> Required task: All lines from the beginning of the listing through the line with "81, 111, 142];" are to be copied word for word; the pictures are not.
-- Begin Extracted material --
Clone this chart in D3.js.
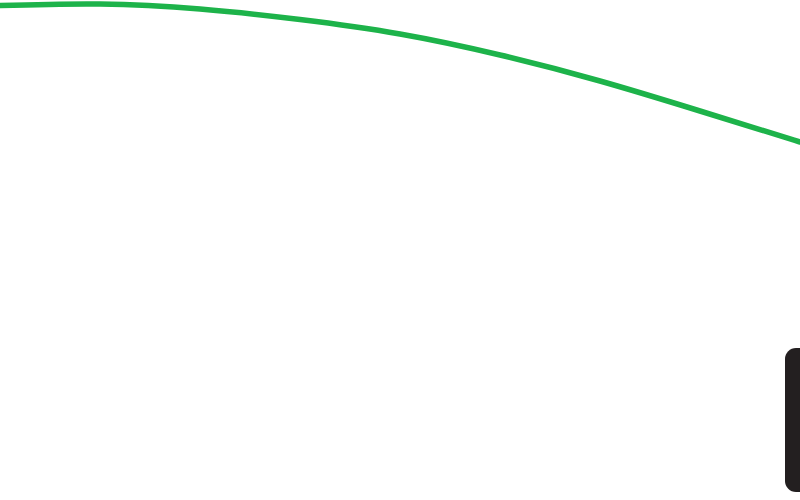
<!DOCTYPE html>
<html>
<head>
<meta charset="utf-8">
<script src="https://cdn.jsdelivr.net/npm/d3@7"></script>
<style>
  html, body { margin: 0; padding: 0; background: #fff; }
  svg { display: block; }
</style>
</head>
<body>
<div id="chart"></div>
<script>
// curve samples (x position, depth from top)
const curveX = [0, 100, 200, 300, 400, 500, 600, 700, 800];
const curveY = [5.5, 4, 9, 19.5, 34, 55, 81, 111, 142];

// dark box at lower right
const boxX = [785];
const boxY = [348];
const boxW = [40];
const boxH = [144];

const width = 800;
const height = 500;

const svg = d3.select("#chart").append("svg")
  .attr("width", width)
  .attr("height", height);

const x = d3.scaleLinear().domain([0, 800]).range([0, width]);
const y = d3.scaleLinear().domain([0, 500]).range([0, height]);

const points = curveX.map((d, i) => ({ x: d, y: curveY[i] }));

const line = d3.line()
  .x(d => x(d.x))
  .y(d => y(d.y))
  .curve(d3.curveNatural);

svg.append("path")
  .datum(points)
  .attr("fill", "none")
  .attr("stroke", "#1db34a")
  .attr("stroke-width", 5.5)
  .attr("stroke-linecap", "round")
  .attr("d", line);

const boxes = boxX.map((d, i) => ({ x: d, y: boxY[i], w: boxW[i], h: boxH[i] }));

svg.selectAll(".box")
  .data(boxes)
  .enter().append("rect")
  .attr("class", "box")
  .attr("x", d => x(d.x))
  .attr("y", d => y(d.y))
  .attr("width", d => x(d.w) - x(0))
  .attr("height", d => y(d.h) - y(0))
  .attr("rx", 11)
  .attr("fill", "#231f20");
</script>
</body>
</html>
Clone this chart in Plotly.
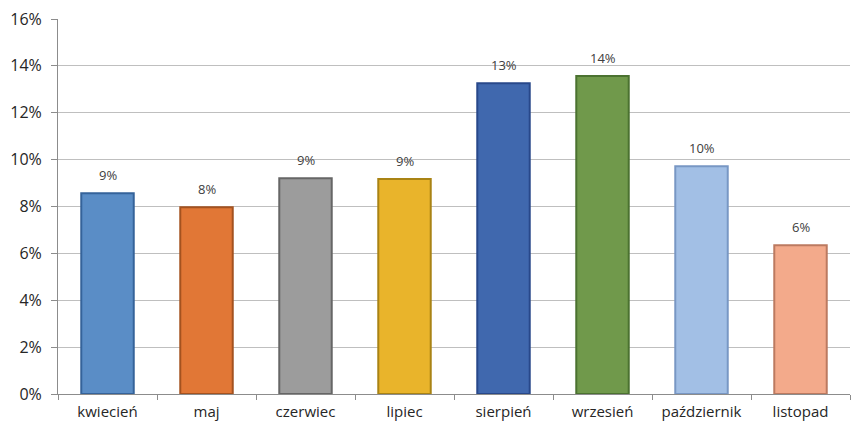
-- End Extracted material --
> Right answer:
Clone this chart in D3.js.
<!DOCTYPE html>
<html>
<head>
<meta charset="utf-8">
<script src="https://cdn.jsdelivr.net/npm/d3@7"></script>
<style>
  html, body { margin: 0; padding: 0; background: #fff; }
  svg { display: block; }
</style>
</head>
<body>
<div id="chart"></div>
<script>
// curve samples (x position, depth from top)
const curveX = [0, 100, 200, 300, 400, 500, 600, 700, 800];
const curveY = [5.5, 4, 9, 19.5, 34, 55, 81, 111, 142];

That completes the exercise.